Chaque apport à votre inventaire est comme un cadeau de noël trash découvert par un Link plus musclé et hétéro. Un coffre, un gros coup de poing ("Viril" on a dit !) et un thème de victoire tout en percussion et baryton. Boom ! Voici un boomerang doté d'une fonction déchiqueteuse, indispensable pour déclencher des interrupteurs jusqu'alors inaccessibles, ou enflammer des bombes à retardement purulentes. Les donjons ne dépaysent donc pas. Des énigmes à base d'interrupteurs, de plateformes, de bombes, des salles verrouillées jusqu'à la fin d'un affrontement... toute l'essence d'un Zelda a été captée et réutilisée à bon escient. On pense aussi à Soul Reaver pour le coté architectural-décadent des puzzles à blocs, les belles ailes mortes de Guerre et l'ambiance assez sombre (le scénario par contre n'est pas comparable au travail d'Amy Hennig). Mis à part un souci d'inertie de Guerre qui se retrouve aussi attiré par le vide qu'un chevalier Jedi, la progression se fait avec un plaisir rarement démenti. Darksiders n'est pas d'une simplicité niaise, mais il ne se base pas non plus sur la frustration.

La taille compte

Seuls les boss et de manière générale quelques adversaires nouveaux donneront du fil à retordre. Saisir dans leur intégralité leur schéma d'action assurera la victoire, de même que l'utilisation de l'accessoire obtenu dans le donjon correspondant jouera un rôle essentiel dans nombre de ces combats titanesques ou la maxime "Plus c'est gros plus c'est beau" fait office de philosophie. Et il faut bien à Guerre toute sa confiance en ses qualités de prédateur pour s'attaquer à des proies aux dimensions et aux attributs abominables. Les finals monumentaux de violence exagérée quoiqu'atténués par l'aspect Comics ne s'adressent clairement pas aux âmes sensibles. De même, le rythme échevelé de Darksiders met les nerfs à rude épreuve, tant l'action s'enchaine dans une accélération et une surenchère ininterrompues mais jouissive, de taille, de nombre, de puissance et de volume d'hémoglobine. Non dénué d'un certain humour et même de sentiments (amitié virile, respect chevalin...) le titre coup de poing de Vigil Games n'a décidément peur de rien !

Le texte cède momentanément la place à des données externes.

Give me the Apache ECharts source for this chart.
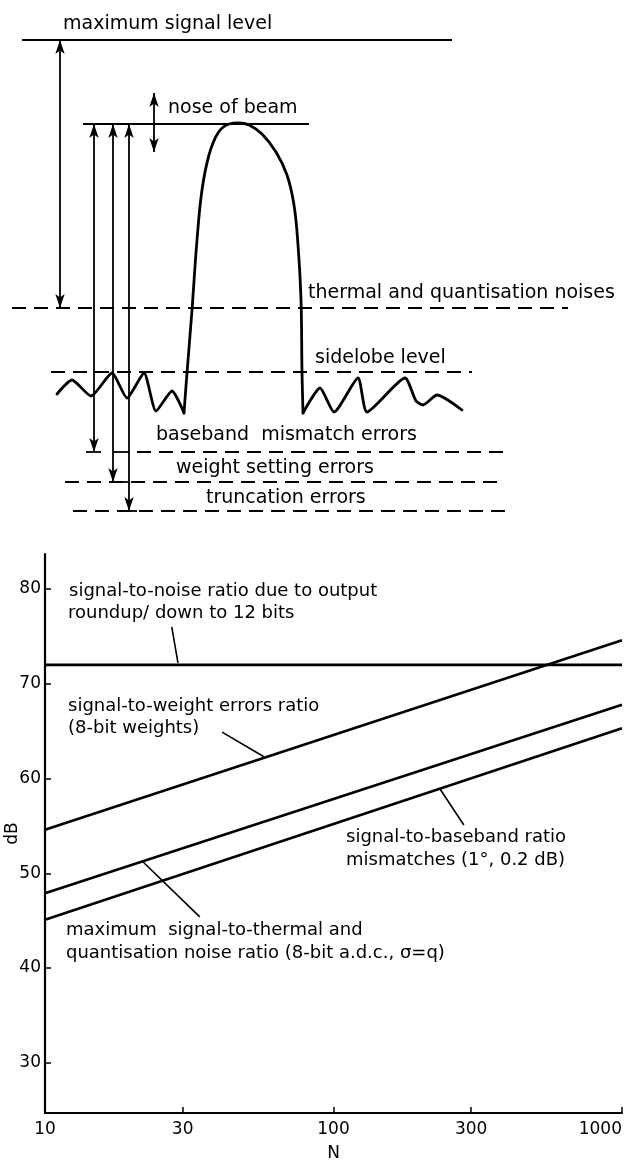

Si Darksiders reprend tous les éléments cultes de ses sources d'inspiration (les Zelda et Soul Reaver en tête), il les utilise à bon escient pour se créer une personnalité propre, entre orient et occident. Il n'a pas pris de risque me direz-vous, mais en termes de gameplay son bon goût mérite d'être salué. Son style inimitable, le plaisir immédiat qu'il procure, sa montée en puissance exemplaire, en font un excellent titre de référence dans la catégorie action-aventure. Le niveau vient de monter d'un cran.